Die meisten Menschen begegnen Skateboardern auf der Strasse. Oder in einem Film, in einem Musikvideo. Meist sind es dann Männer. Frauen hingegen sieht man fast nie. Und wenn, dann stehen sie meist auf einem Longboard und tänzeln in einem Abendkleid zu romantischer Musik irgendwo dem Sonnenuntergang entgegen.
 
Mein Name ist Liv Broder. Ich bin 16 Jahre alt, wohne in Zürich. Und ich habe einen anderen Weg gewählt. Ich möchte als Skateboarderin an die Olympischen Spiele in Paris 2024. 
 

Skateboarden sieht so leicht aus. So beschwingt und lässig. Und vermutlich war es das, was auch mich anfangs so fasziniert hat. Doch die wenigsten sind sich bewusst, wie viele Trainingsstunden, Schweiss und blaue Flecken sich hinter dieser „Lässigkeit“ verbergen.

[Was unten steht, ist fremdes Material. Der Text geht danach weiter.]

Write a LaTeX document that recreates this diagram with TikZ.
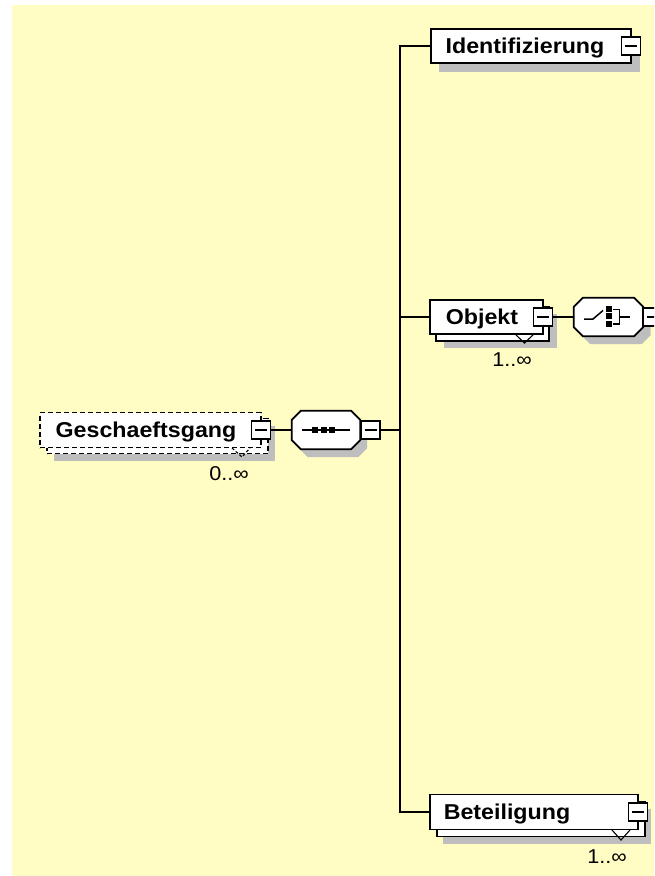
\documentclass[tikz,border=0pt]{standalone}
\usepackage{fontspec}
\setmainfont{Liberation Sans}[FakeStretch=1.08]
\definecolor{bgyellow}{RGB}{255,252,196}
\definecolor{shd}{RGB}{190,190,190}
\tikzset{
  conn/.style={line width=1.6pt, draw=black},
  elembox/.style={draw=black, fill=white, line width=1.8pt, rectangle, inner sep=0pt},
  dashbox/.style={elembox, line width=1.6pt, dash pattern=on 5pt off 3pt},
  shadowbox/.style={fill=shd, draw=none, rectangle, inner sep=0pt},
  btn/.style={draw=black, fill=white, line width=1.5pt, rectangle, minimum width=19pt,
    minimum height=18pt, inner sep=0pt,
    path picture={\draw[line width=1.5pt] ([xshift=3.5pt]path picture bounding box.west) -- ([xshift=-3.5pt]path picture bounding box.east);}},
  octnode/.style={rectangle, draw=none, minimum width=68pt, minimum height=38pt, inner sep=0pt},
  octline/.style={draw=black, fill=white, line width=1.8pt},
  octfill/.style={fill=shd, draw=none},
  ename/.style={font=\bfseries\fontsize{21.5}{24}\selectfont, inner sep=0pt, anchor=base},
  occ/.style={font=\fontsize{20}{24}\selectfont, inner sep=0pt},
  chev/.style={line width=1.1pt, draw=black},
  sq/.style={fill=black, draw=none, rectangle, minimum size=6pt, inner sep=0pt},
  icon/.style={line width=1.5pt, draw=black},
}
% octagon outline round a named node: #1 node, #2 path style
\newcommand\octagonpath[2]{%
  \path[#2] ([xshift=9pt]#1.north west) -- ([xshift=-9pt]#1.north east)
    -- ([yshift=-9pt]#1.north east) -- ([yshift=9pt]#1.south east)
    -- ([xshift=-9pt]#1.south east) -- ([xshift=9pt]#1.south west)
    -- ([yshift=9pt]#1.south west) -- ([yshift=-9pt]#1.north west) -- cycle;}
\begin{document}
\begin{tikzpicture}[x=1pt, y=-1pt]
\useasboundingbox (0,0) rectangle (654,876);
\clip (0,0) rectangle (654,876);
\fill[white] (0,0) rectangle (654,876);
\fill[bgyellow] (12,5) rectangle (654,876);

% ---------- Geschaeftsgang (optional, repeated) ----------
\node[shadowbox, minimum width=221pt, minimum height=35pt] (gesS) at (164.5,443) {};
\node[dashbox, minimum width=221pt, minimum height=35pt] (gesB) at (157.5,436) {};
\node[dashbox, minimum width=221pt, minimum height=35pt] (ges) at (150.5,430) {};
\node[ename] (gesT) at (146,437.5) {Geschaeftsgang};
\draw[chev, dash pattern=on 3pt off 2pt] (232,448) -- (242,457) -- (250,448);
\node[btn] (gesBtn) at (261,430) {};
\node[occ] (gesO) at (229,474) {0..∞};

% ---------- sequence compositor ----------
\node[octnode] (seqS) at (333,438) {};
\octagonpath{seqS}{octfill}
\node[octnode] (seq) at (326,430) {};
\octagonpath{seq}{octline}
\draw[icon] ([xshift=10pt]seq.west) -- ([xshift=-10pt]seq.east);
\node[sq] (seq1) at (315,430) {};
\node[sq] (seq2) at (323.5,430) {};
\node[sq] (seq3) at (332,430) {};
\node[btn] (seqBtn) at (370.5,430) {};

% ---------- Identifizierung ----------
\node[shadowbox, minimum width=201pt, minimum height=34pt] (idS) at (539.5,55) {};
\node[elembox, minimum width=200pt, minimum height=34pt] (ident) at (531,46) {};
\node[ename] (identT) at (525,53.5) {Identifizierung};
\node[btn] (identBtn) at (631,46) {};

% ---------- Objekt ----------
\node[shadowbox, minimum width=113pt, minimum height=34pt] (objS) at (500.5,331) {};
\node[elembox, minimum width=113pt, minimum height=34pt] (objB) at (492.5,324) {};
\node[elembox, minimum width=113pt, minimum height=34pt] (obj) at (486.5,317) {};
\node[ename] (objT) at (482,324.5) {Objekt};
\draw[chev] (515,334) -- (524.5,343) -- (534,334);
\node[btn] (objBtn) at (543,317) {};
\node[occ] (objO) at (512,360) {1..∞};

% ---------- choice compositor ----------
\node[octnode, minimum width=69pt] (choS) at (616,325) {};
\octagonpath{choS}{octfill}
\node[octnode, minimum width=69pt] (cho) at (608.5,317) {};
\octagonpath{cho}{octline}
\draw[icon] (584,319) -- (593,319) -- (603,310.5);
\node[sq] (cho1) at (609,308.5) {};
\node[sq] (cho2) at (609,316) {};
\node[sq] (cho3) at (609,323.5) {};
\draw[icon] (613,309.5) -- (619.5,309.5) -- (619.5,324) -- (613,324);
\draw[icon] (619.5,316.8) -- (630,316.8);
\node[btn] (choBtn) at (652.5,317) {};

% ---------- Beteiligung ----------
\node[shadowbox, minimum width=208pt, minimum height=35pt] (betS) at (547,826) {};
\node[elembox, minimum width=208pt, minimum height=35pt] (betB) at (541,819) {};
\node[elembox, minimum width=208pt, minimum height=35pt] (bet) at (534,812) {};
\node[ename] (betT) at (507,819.5) {Beteiligung};
\draw[chev] (612,830) -- (621,840) -- (630,830);
\node[btn] (betBtn) at (638,812) {};
\node[occ] (betO) at (607,857) {1..∞};

% ---------- connectors ----------
\coordinate (trunk) at (400,430);
\draw[conn] (gesBtn.east) -- (seq.west);
\draw[conn] (seqBtn.east) -- (trunk);
\draw[conn] (ident.west) -| (trunk) |- (bet.west);
\draw[conn] (trunk |- obj.west) -- (obj.west);
\draw[conn] (objBtn.east) -- (cho.west);
\end{tikzpicture}
\end{document}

Ich habe mit etwa sechs Jahren mit dem Skaten angefangen. Mit 14 wurde ich bereits Schweizer Meisterin. Anfang Dezember war ich für fast zwei Wochen in Japan, um als einzige Frau im Nationalteam von Swiss Skateboard an den Weltmeisterschaften in Tokio teilzunehmen. Knapp 80 Skaterinnen waren dort. Sie kamen von überall her – ja, sogar aus Angola oder Thailand. Ich habe mich leider knapp nicht für das Finale der besten 32 Fahrerinnen qualifizieren können. 

An einem solchen Contest hat man jeweils zwei Läufe à 45 Sekunden, in denen man möglichst viele spektakuläre Tricks stehen muss. Meine Stärke ist das Rail-Skaten, also Sprünge auf eine Art Treppengeländer. Ausgerechnet da wurde mir das letzte Hindernis zum Verhängnis. Letztlich wurde ich 38. Mit der Leistung bin ich nicht so zufrieden, aber mit dem Resultat eigentlich schon. Denn damit gewann ich weitere wichtige Punkte, die ich brauche, um bis Ende Mai 2024 auf der Weltrangliste unter die besten 44 Fahrerinnen der Welt zu kommen. Nur sie werden in einer letzten Qualifikationsrunde um die 22 Startplätze an den Olympischen Spiele in Paris kämpfen können. Dank der Punkte aus Japan machte ich auf der Weltrangliste einen Sprung auf Platz 62. Noch ist also alles möglich. 

Der nächste Stopp ist Anfang März in Dubai. Das Skateboarden bringt mich an Orte, die ich sonst wohl nie kennenlernen würde. Ich liebe das Reisen. Und mittlerweile habe ich auf der Tour viele Freundinnen gefunden. Wir Skateboarderinnen sind wie eine grosse Familie, jede gönnt der anderen ihren Erfolg. Steht eine Frau einen krassen Trick, jubeln alle. Man feiert. Und man leidet zusammen. Skaten bedeutet hinzufallen – und wieder aufzustehen. Es nochmal zu probieren. Immer und immer wieder. Denn das ist das eigentliche Motto beim Skaten – und irgendwie ist das inzwischen auch zu meinem Lebensmotto geworden. Aufgeben? Kommt nicht infrage!